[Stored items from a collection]
## start
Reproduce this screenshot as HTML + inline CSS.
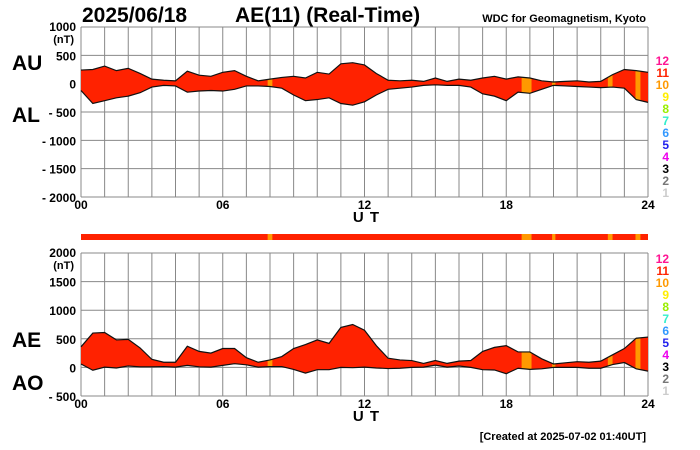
<!DOCTYPE html>
<html><head><meta charset="utf-8"><style>
html,body{margin:0;padding:0;background:#fff;}
svg{display:block;font-family:"Liberation Sans",Arial,sans-serif;}
</style></head><body>
<svg id="c" width="700" height="450" viewBox="0 0 700 450" xmlns="http://www.w3.org/2000/svg">
<text x="82" y="22" font-size="21" font-weight="bold">2025/06/18</text>
<text x="235" y="22" font-size="21" font-weight="bold">AE(11) (Real-Time)</text>
<text x="646" y="22" font-size="11" font-weight="bold" text-anchor="end">WDC for Geomagnetism, Kyoto</text>
<text x="646" y="440" font-size="11" font-weight="bold" text-anchor="end">[Created at 2025-07-02 01:40UT]</text>
<text x="12" y="70" font-size="21" font-weight="bold">AU</text>
<text x="12" y="122" font-size="21" font-weight="bold">AL</text>
<text x="12" y="347" font-size="21" font-weight="bold">AE</text>
<text x="12" y="390" font-size="21" font-weight="bold">AO</text>
<g id="top"></g>
<g id="bar"></g>
<g id="bot"></g>
</svg>
<script>
const hours = [0,0.5,1,1.5,2,2.5,3,3.5,4,4.5,5,5.5,6,6.5,7,7.5,8,8.5,9,9.5,10,10.5,11,11.5,12,12.5,13,13.5,14,14.5,15,15.5,16,16.5,17,17.5,18,18.5,19,19.5,20,20.5,21,21.5,22,22.5,23,23.5,24];
const auValues = [240,250,310,230,270,180,80,60,50,220,150,130,200,230,130,50,80,110,130,100,200,170,350,370,330,180,60,50,60,40,100,40,80,60,100,130,80,120,100,50,30,40,50,30,40,160,250,230,200];
const alValues = [-120,-350,-300,-250,-220,-160,-60,-30,-40,-150,-130,-120,-130,-100,-40,-40,-50,-80,-200,-300,-280,-250,-350,-380,-320,-200,-100,-80,-60,-30,-20,-30,-30,-60,-180,-220,-300,-150,-170,-100,-30,-40,-50,-60,-70,-60,-80,-280,-330];
const orangeSpans = [[7.9,8.1],[18.65,19.07],[19.94,20.08],[22.3,22.5],[23.47,23.68]];
const topTicks = [1000,500,0,-500,-1000,-1500,-2000];
const botTicks = [2000,1500,1000,500,0,-500];
const xTickLabels = ["00","06","12","18","24"];
const legendLabels = ["12","11","10","9","8","7","6","5","4","3","2","1"];
const legendColors = ["#ff1493","#ff2200","#ff9900","#ffee00","#99ee00","#33eecc","#3399ff","#2222ee","#ee00ee","#000","#777","#ccc"];

const NS="http://www.w3.org/2000/svg";
const X0=81,X1=648;
const RED="#ff2200",ORANGE="#ff9900";
function xs(h){return X0+(X1-X0)*h/24;}
function mk(tag,attrs,parent){const e=document.createElementNS(NS,tag);for(const k in attrs)e.setAttribute(k,attrs[k]);parent.appendChild(e);return e;}

function panel(g,yTop,yBot,vMax,vMin,ticks,upper,lower,id,legTop){
  const ys=v=>yTop+(vMax-v)*(yBot-yTop)/(vMax-vMin);
  for(let h=0;h<=24;h++){
    const l=mk('line',{x1:xs(h),x2:xs(h),y1:yTop,y2:yBot,stroke:'#888','stroke-width':1},g);
    
    
  }
  ticks.forEach((v,i)=>{
    const l=mk('line',{x1:X0,x2:X1,y1:ys(v),y2:ys(v),stroke:'#888','stroke-width':1},g);
    
    
    const lab=(v<0?'- '+(-v):String(v));
    const t=mk('text',{x:76,y:ys(v)+(i==0?4:5),'font-size':12,'font-weight':'bold','text-anchor':'end'},g);
    t.textContent=lab;
    
    
  });
  const nt=mk('text',{x:74,y:ys(vMax)+16,'font-size':11,'font-weight':'bold','text-anchor':'end'},g);
  nt.textContent='(nT)';
  
  
  const pts=hours.map((h,i)=>xs(h)+','+ys(upper[i]));
  const ptsL=hours.map((h,i)=>xs(h)+','+ys(lower[i])).reverse();
  const poly=pts.concat(ptsL).join(' ');
  const cp=mk('clipPath',{id:'clip'+id},g);
  mk('polygon',{points:poly},cp);
  const f=mk('polygon',{points:poly,fill:RED},g);
  
  
  orangeSpans.forEach(s=>{
    const r=mk('rect',{x:xs(s[0]),y:yTop,width:xs(s[1])-xs(s[0]),height:yBot-yTop,fill:ORANGE,'clip-path':'url(#clip'+id+')'},g);
    
    
  });
  const lu=mk('polyline',{points:pts.join(' '),fill:'none',stroke:'#111','stroke-width':1.2},g);
  
  
  const ll=mk('polyline',{points:ptsL.join(' '),fill:'none',stroke:'#111','stroke-width':1.2},g);
  
  
  xTickLabels.forEach((s,i)=>{
    const t=mk('text',{x:xs(i*6),y:yBot+12,'font-size':12,'font-weight':'bold','text-anchor':'middle'},g);
    t.textContent=s;
    
    
  });
  const ut=mk('text',{x:xs(12)+2,y:yBot+25,'font-size':15,'font-weight':'bold','text-anchor':'middle','letter-spacing':'1'},g);
  ut.textContent='U T';
  
  
  legendLabels.forEach((s,i)=>{
    const t=mk('text',{x:669,y:legTop+i*12,'font-size':12,'font-weight':'bold','text-anchor':'end',fill:legendColors[i]},g);
    t.textContent=s;
    
    
  });
}
const topG=document.getElementById('top');
panel(topG,27,197,1000,-2000,topTicks,auValues,alValues,'t',65);
const aeValues=auValues.map((u,i)=>u-alValues[i]);
const aoValues=auValues.map((u,i)=>(u+alValues[i])/2);
const botG=document.getElementById('bot');
panel(botG,253,396,2000,-500,botTicks,aeValues,aoValues,'b',263);
const barG=document.getElementById('bar');
const br=mk('rect',{x:X0,y:234,width:X1-X0,height:6,fill:RED},barG);


orangeSpans.forEach(s=>{
  const r=mk('rect',{x:xs(s[0]),y:234,width:xs(s[1])-xs(s[0]),height:6,fill:ORANGE},barG);
  
  
});
</script>
</body></html>
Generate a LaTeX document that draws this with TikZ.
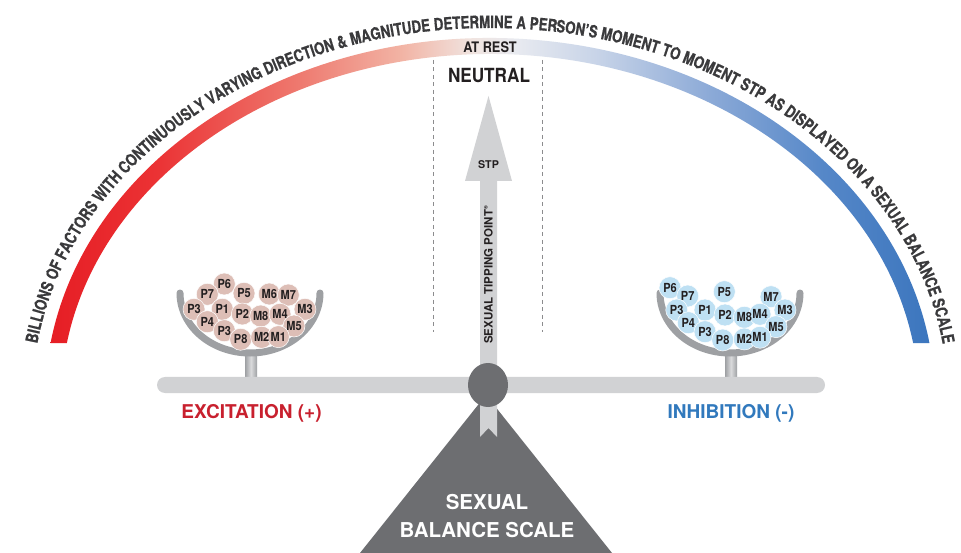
\documentclass[tikz,border=0pt]{standalone}
\usepackage{fontspec}
\usetikzlibrary{decorations.text}
\newfontfamily\hfam{TeX Gyre Heros}
\newfontfamily\hnar{TeX Gyre Heros}[FakeStretch=0.88]
\newfontfamily\hcnd{TeX Gyre Heros}[FakeStretch=0.78,FakeBold=0.6]
\definecolor{arcA}{RGB}{230,30,37}
\definecolor{arcB}{RGB}{235,50,52}
\definecolor{arcC}{RGB}{238,120,110}
\definecolor{arcD}{RGB}{242,180,165}
\definecolor{arcE}{RGB}{240,228,224}
\definecolor{arcF}{RGB}{232,234,240}
\definecolor{arcG}{RGB}{200,212,232}
\definecolor{arcH}{RGB}{140,170,215}
\definecolor{arcI}{RGB}{85,135,200}
\definecolor{arcJ}{RGB}{60,118,190}
\definecolor{arctxt}{RGB}{58,58,60}
\definecolor{bargray}{RGB}{209,210,212}
\definecolor{darkgray}{RGB}{109,110,113}
\definecolor{bowlgray}{RGB}{158,160,163}
\definecolor{pinkball}{RGB}{221,190,182}
\definecolor{blueball}{RGB}{190,224,243}
\definecolor{exred}{RGB}{200,32,46}
\definecolor{inblue}{RGB}{49,121,189}
\definecolor{dashgray}{RGB}{140,140,142}
\definecolor{balltxt}{RGB}{35,31,32}
\pgfdeclarehorizontalshading{arcshade}{100bp}{color(0bp)=(arcA); color(25bp)=(arcA); color(31bp)=(arcB); color(39bp)=(arcC); color(45bp)=(arcD); color(49bp)=(arcE); color(51.5bp)=(arcF); color(56bp)=(arcG); color(62.5bp)=(arcH); color(69bp)=(arcI); color(75bp)=(arcJ); color(100bp)=(arcJ)}
\newcommand\arcfont{\hcnd\bfseries\fontsize{17}{17}\selectfont\color{arctxt}}
\begin{document}
\begin{tikzpicture}[x=1pt,y=1pt,
  ballL/.style={circle, fill=pinkball, draw=white, line width=0.5pt, minimum size=22pt, inner sep=0pt},
  ballR/.style={ballL, fill=blueball},
  balltext/.style={inner sep=0pt, text=balltxt, font=\hnar\bfseries\fontsize{12.5}{12.5}\selectfont},
  bowl/.style={draw=bowlgray, line width=7pt, line cap=round},
  stem/.style={left color=bowlgray, right color=bowlgray, middle color=bargray!80, draw=none},
  sidelabel/.style={font=\hfam\bfseries\fontsize{19}{19}\selectfont},
  dashline/.style={draw=dashgray, line width=0.8pt, dash pattern=on 4pt off 3.5pt}]
\useasboundingbox (0,0) rectangle (961,552);
\fill[white] (0,0) rectangle (961,552);

% gradient arc band
\begin{scope}[shift={(490,152)}]
\shade[shading=arcshade] (170.94:445pt and 362pt) arc[start angle=170.94, end angle=9.06, x radius=445pt, y radius=362pt]
  -- (9.48:429pt and 346pt) arc[start angle=9.48, end angle=170.52, x radius=429pt, y radius=346pt] -- cycle;
\path[decorate, decoration={text along path, text align=center,
  text={|\arcfont|BILLIONS OF FACTORS WITH CONTINUOUSLY VARYING DIRECTION {\&} MAGNITUDE DETERMINE A PERSON’S MOMENT TO MOMENT STP AS DISPLAYED ON A SEXUAL BALANCE SCALE}}]
  (171.5:458pt and 372pt) arc[start angle=171.5, end angle=8.5, x radius=458pt, y radius=372pt];
\end{scope}
\node[font=\hnar\bfseries\fontsize{14.5}{14.5}\selectfont, text=balltxt] (atrest) at (490,505) {AT REST};

% dashed neutral zone
\coordinate (dl1) at (433,492); \coordinate (dl2) at (433,220);
\coordinate (dr1) at (542,492); \coordinate (dr2) at (542,220);
\draw[dashline] (dl1) -- (dl2);
\draw[dashline] (dr1) -- (dr2);
\node[font=\hnar\bfseries\fontsize{19.5}{19.5}\selectfont, text=balltxt] (neutral) at (489,476.5) {NEUTRAL};

% stems and bowls
\shade[stem] (245,172) rectangle (257,198);
\shade[stem] (725,172) rectangle (737,198);
\draw[bowl] (180,259) arc[start angle=180, end angle=360, x radius=70pt, y radius=60pt];
\draw[bowl] (660,259) arc[start angle=180, end angle=360, x radius=70pt, y radius=60pt];

% beam
\fill[bargray, rounded corners=8pt] (157,159) rectangle (825,175);

% base triangle
\fill[darkgray] (486,157) -- (612,-1) -- (360,-1) -- cycle;
\node[font=\hfam\bfseries\fontsize{20.5}{28}\selectfont, text=white, align=center] (base) at (487,36) {SEXUAL\\BALANCE SCALE};

% STP arrow
\fill[bargray] (488.5,456) -- (512,371) -- (497,371) -- (497,115) -- (488.5,124) -- (480,115) -- (480,371) -- (465,371) -- cycle;
\node[font=\hfam\bfseries\fontsize{10.7}{10.7}\selectfont, text=balltxt] (stp) at (488.5,387) {STP};
\node[font=\hfam\bfseries\fontsize{11.5}{11.5}\selectfont, text=balltxt, rotate=90] (stpname) at (488.5,277) {SEXUAL TIPPING POINT\raisebox{0.8ex}{\fontsize{5}{5}\selectfont ®}};
\fill[darkgray] (488,167) ellipse[x radius=20pt, y radius=22pt];
\coordinate (pivot) at (488,167);

% balls: circles first, then labels on top
\foreach \n/\x/\y in {lP6/224.3/268, lP7/207.3/257.7, lP5/244/258.7, lM6/269.3/258, lM7/288.3/257,
  lP3/194/242.7, lP1/222.3/242.7, lP2/242.3/238, lM8/260.7/236, lM4/280/237.7, lM3/305/242.7,
  lP4/207.3/230.3, lM5/294/226, lPiii/224.3/221.3, lP8/240.7/212.7, lM2/261.7/214.7, lM1/278.3/215.3}
  {\node[ballL] (\n) at (\x,\y) {};}
\foreach \n/\x/\y in {rP6/670/264.3, rP7/687.7/256, rP5/724.3/260.3, rM7/771/255.3,
  rP3/676.7/242, rP1/705/242, rP2/725/237, rM8/744.3/234.7, rM4/760/237.7, rM3/785/242,
  rP4/688.3/229.3, rM5/776/225.3, rPiii/705/220.3, rP8/722.7/212, rM2/744.3/213, rM1/760/214.7}
  {\node[ballR] (\n) at (\x,\y) {};}
\foreach \n/\t in {lP6/P6, lP7/P7, lP5/P5, lM6/M6, lM7/M7, lP3/P3, lP1/P1, lP2/P2, lM8/M8, lM4/M4, lM3/M3,
  lP4/P4, lM5/M5, lPiii/P3, lP8/P8, lM2/M2, lM1/M1,
  rP6/P6, rP7/P7, rP5/P5, rM7/M7, rP3/P3, rP1/P1, rP2/P2, rM8/M8, rM4/M4, rM3/M3,
  rP4/P4, rM5/M5, rPiii/P3, rP8/P8, rM2/M2, rM1/M1}
  {\node[balltext] (\n-t) at (\n) {\t};}

% side labels
\node[sidelabel, text=exred] (excite) at (251.5,139) {EXCITATION (+)};
\node[sidelabel, text=inblue] (inhib) at (731,139) {INHIBITION (-)};
\end{tikzpicture}
\end{document}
## end
■ REQUIRED TASK
Make a copy of each line that contains the string "this".

■ FINAL RESULT
Reproduce this screenshot as HTML + inline CSS.
Generate a LaTeX document that draws this with TikZ.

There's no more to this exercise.